Western countries still enjoy an important asset: the support of ordinary Afghans who have no desire to return to the harshness of Taliban rule or to the civil wars of the past. Recent polls (see chart) show that Afghans are much more strongly in favour of foreign forces than Iraqis. However, growing insecurity and civilian casualties in air raids are eroding the West's position, especially in the south.
Western opinion is just as important. Gordon Brown, Britain's prime minister, was right to announce on December 12th his plan for “Afghanisation” of the military campaign, gradually focusing more on mentoring and training Afghan forces and economic development. He said an effort would be made both locally to recruit armed village guards and encourage Taliban to give up their weapons, and regionally to improve co-operation.

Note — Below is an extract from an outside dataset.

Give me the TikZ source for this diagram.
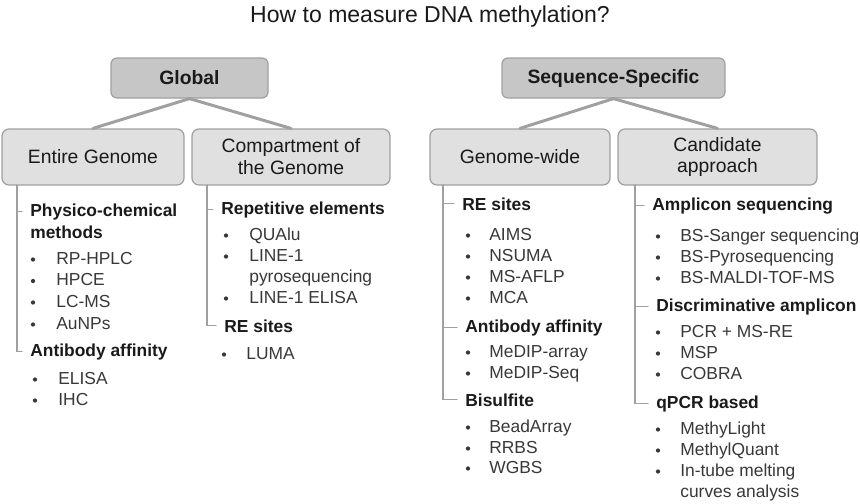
\documentclass[tikz,border=0pt]{standalone}
\usepackage{fontspec}
\setmainfont{Liberation Sans}
\usetikzlibrary{positioning,shapes.misc}
\definecolor{boxdark}{HTML}{C6C6C6}
\definecolor{boxlight}{HTML}{E0E0E0}
\definecolor{rim}{HTML}{A0A0A0}
\definecolor{headtxt}{HTML}{1A1A1A}
\definecolor{itemtxt}{HTML}{383838}

\begin{document}
\begin{tikzpicture}[
  font=\fontsize{9.9}{12}\selectfont, line cap=round,
  topbox/.style={rectangle, rounded corners=0.12cm, draw=rim, line width=0.7pt, fill=boxdark,
    minimum height=0.8cm, font=\fontsize{11}{12.5}\selectfont\bfseries, text=headtxt},
  subbox/.style={rectangle, rounded corners=0.14cm, draw=rim, line width=0.7pt, fill=boxlight,
    minimum height=1.12cm, align=center, font=\fontsize{11}{12.5}\selectfont, text=headtxt},
  link/.style={draw=rim, line width=1.7pt},
  bracket/.style={draw=rim, line width=0.6pt},
  head/.style={anchor=base west, inner sep=0pt, font=\fontsize{9.9}{12}\selectfont\bfseries, text=headtxt},
  item/.style={anchor=base west, inner sep=0pt, text=itemtxt},
  bul/.style={circle, fill=itemtxt, inner sep=0pt, minimum size=0.085cm}
]
\useasboundingbox (0,0) rectangle (17.2,-10.06);

\node[font=\fontsize{13.1}{15}\selectfont, text=headtxt, anchor=base] (title) at (8.6,-0.44) {How to measure DNA methylation?};

\node[topbox, minimum width=3.14cm] (glob) at (3.79,-1.56) {Global};
  \node[subbox, minimum width=3.64cm] (ent) at (1.86,-3.14) {Entire Genome};
  \node[subbox, minimum width=3.96cm] (comp) at (5.82,-3.14) {Compartment of\\the Genome};
\node[topbox, minimum width=4.46cm] (seq) at (12.27,-1.56) {Sequence-Specific};
  \node[subbox, minimum width=3.60cm] (gw) at (10.40,-3.14) {Genome-wide};
  \node[subbox, minimum width=3.98cm] (cand) at (14.35,-3.14) {Candidate\\approach};

\draw[link] (glob.south) -- (ent.north);
\draw[link] (glob.south) -- (comp.north);
\draw[link] (seq.south) -- (gw.north);
\draw[link] (seq.south) -- (cand.north);

% Entire Genome
\node[head] (ent-h1) at (0.60,-4.32) {Physico-chemical};
\node[head] (ent-h1x) at (0.60,-4.76) {methods};
  \node[bul] (ent-b1) at (0.66,-5.19) {};  \node[item] (ent-i1) at (1.12,-5.28) {RP-HPLC};
  \node[bul] (ent-b2) at (0.66,-5.62) {};  \node[item] (ent-i2) at (1.12,-5.71) {HPCE};
  \node[bul] (ent-b3) at (0.66,-6.05) {};  \node[item] (ent-i3) at (1.12,-6.14) {LC-MS};
  \node[bul] (ent-b4) at (0.66,-6.49) {};  \node[item] (ent-i4) at (1.12,-6.58) {AuNPs};
\node[head] (ent-h2) at (0.60,-7.12) {Antibody affinity};
  \node[bul] (ent-b5) at (0.70,-7.59) {};  \node[item] (ent-i5) at (1.16,-7.68) {ELISA};
  \node[bul] (ent-b6) at (0.70,-8.01) {};  \node[item] (ent-i6) at (1.16,-8.10) {IHC};

\coordinate (ent-br) at (0.34,-3.70);
\draw[bracket] (ent-br) |- ([xshift=-0.16cm]ent-h2.west);
\draw[bracket] (ent-br |- ent-h1.west) -- ([xshift=-0.16cm]ent-h1.west);

% Compartment of the Genome
\node[head] (comp-h1) at (4.42,-4.28) {Repetitive elements};
  \node[bul] (comp-b1) at (4.52,-4.71) {};  \node[item] (comp-i1) at (4.98,-4.80) {QUAlu};
  \node[bul] (comp-b2) at (4.52,-5.13) {};  \node[item] (comp-i2) at (4.98,-5.22) {LINE-1};
                                            \node[item] (comp-i2x) at (4.98,-5.64) {pyrosequencing};
  \node[bul] (comp-b3) at (4.52,-5.97) {};  \node[item] (comp-i3) at (4.98,-6.06) {LINE-1 ELISA};
\node[head] (comp-h2) at (4.48,-6.64) {RE sites};
  \node[bul] (comp-b4) at (4.48,-7.09) {};  \node[item] (comp-i4) at (4.92,-7.18) {LUMA};

\coordinate (comp-br) at (4.14,-3.70);
\draw[bracket] (comp-br) |- ([xshift=-0.16cm]comp-h2.west);
\draw[bracket] (comp-br |- comp-h1.west) -- ([xshift=-0.16cm]comp-h1.west);

% Genome-wide
\node[head] (gw-h1) at (9.24,-4.20) {RE sites};
  \node[bul] (gw-b1) at (9.36,-4.71) {};  \node[item] (gw-i1) at (9.78,-4.80) {AIMS};
  \node[bul] (gw-b2) at (9.36,-5.13) {};  \node[item] (gw-i2) at (9.78,-5.22) {NSUMA};
  \node[bul] (gw-b3) at (9.36,-5.55) {};  \node[item] (gw-i3) at (9.78,-5.64) {MS-AFLP};
  \node[bul] (gw-b4) at (9.36,-5.97) {};  \node[item] (gw-i4) at (9.78,-6.06) {MCA};
\node[head] (gw-h2) at (9.30,-6.64) {Antibody affinity};
  \node[bul] (gw-b5) at (9.36,-7.05) {};  \node[item] (gw-i5) at (9.78,-7.14) {MeDIP-array};
  \node[bul] (gw-b6) at (9.36,-7.47) {};  \node[item] (gw-i6) at (9.78,-7.56) {MeDIP-Seq};
\node[head] (gw-h3) at (9.30,-8.12) {Bisulfite};
  \node[bul] (gw-b7) at (9.36,-8.55) {};  \node[item] (gw-i7) at (9.78,-8.64) {BeadArray};
  \node[bul] (gw-b8) at (9.36,-8.97) {};  \node[item] (gw-i8) at (9.78,-9.06) {RRBS};
  \node[bul] (gw-b9) at (9.36,-9.37) {};  \node[item] (gw-i9) at (9.78,-9.46) {WGBS};

\coordinate (gw-br) at (8.86,-3.70);
\draw[bracket] (gw-br) |- ([xshift=-0.16cm]gw-h3.west);
\draw[bracket] (gw-br |- gw-h1.west) -- ([xshift=-0.16cm]gw-h1.west);
\draw[bracket] (gw-br |- gw-h2.west) -- ([xshift=-0.16cm]gw-h2.west);

% Candidate approach
\node[head] (cand-h1) at (13.04,-4.20) {Amplicon sequencing};
  \node[bul] (cand-b1) at (13.16,-4.73) {};  \node[item] (cand-i1) at (13.60,-4.82) {BS-Sanger sequencing};
  \node[bul] (cand-b2) at (13.16,-5.15) {};  \node[item] (cand-i2) at (13.60,-5.24) {BS-Pyrosequencing};
  \node[bul] (cand-b3) at (13.16,-5.57) {};  \node[item] (cand-i3) at (13.60,-5.66) {BS-MALDI-TOF-MS};
\node[head] (cand-h2) at (13.12,-6.22) {Discriminative amplicon};
  \node[bul] (cand-b4) at (13.16,-6.65) {};  \node[item] (cand-i4) at (13.60,-6.74) {PCR + MS-RE};
  \node[bul] (cand-b5) at (13.16,-7.07) {};  \node[item] (cand-i5) at (13.60,-7.16) {MSP};
  \node[bul] (cand-b6) at (13.16,-7.49) {};  \node[item] (cand-i6) at (13.60,-7.58) {COBRA};
\node[head] (cand-h3) at (13.12,-8.16) {qPCR based};
  \node[bul] (cand-b7) at (13.16,-8.59) {};  \node[item] (cand-i7) at (13.60,-8.68) {MethyLight};
  \node[bul] (cand-b8) at (13.16,-9.01) {};  \node[item] (cand-i8) at (13.60,-9.10) {MethylQuant};
  \node[bul] (cand-b9) at (13.16,-9.43) {};  \node[item] (cand-i9) at (13.60,-9.52) {In-tube melting};
                                             \node[item] (cand-i9x) at (13.60,-9.94) {curves analysis};

\coordinate (cand-br) at (12.70,-3.70);
\draw[bracket] (cand-br) |- ([xshift=-0.16cm]cand-h3.west);
\draw[bracket] (cand-br |- cand-h1.west) -- ([xshift=-0.16cm]cand-h1.west);
\draw[bracket] (cand-br |- cand-h2.west) -- ([xshift=-0.16cm]cand-h2.west);
\end{tikzpicture}
\end{document}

Given the shortage of Western troops, Afghanistan's best hope lies in expanding and improving its own forces. Afghan soldiers are respected both as symbols of the nation and as tough fighters; but the Afghan army, which will grow to 70,000 next year, needs to be greatly increased [emphasis added]. For years it will need to be partnered with Western units able to provide close air support, transport and medical evacuations. It makes sense to give ISAF more of an Afghan complexion, with plans to appoint an Afghan general to help co-ordinate operations. The Afghan police will need even more money and training. Once again it is America that has taken on the main burden of training the police, while Europe's effort has been half-hearted.
Above all the Afghan government—particularly in the provinces and districts—needs to be made more effective. Mr Karzai complains that he gets too much contradictory advice from the 40-odd allies in ISAF. The appointment of a strong international civil co-ordinator to energise the reconstruction effort, and even to give political direction for the military campaign, is long overdue [emphasis added].
Paddy Ashdown, the British politician and former soldier who served as the international overseer of Bosnia, is the leading candidate to become the new UN chief. He should also be “double-hatted” as the NATO civilian representative (and perhaps also as the European envoy). Some worry that such a “super-envoy” would either undermine the authority of Mr Karzai, or be ineffective because of American predominance. There are risks in a foreigner meddling in Afghanistan's intricate tribal power game. But the bigger risk is to leave Afghanistan violently adrift.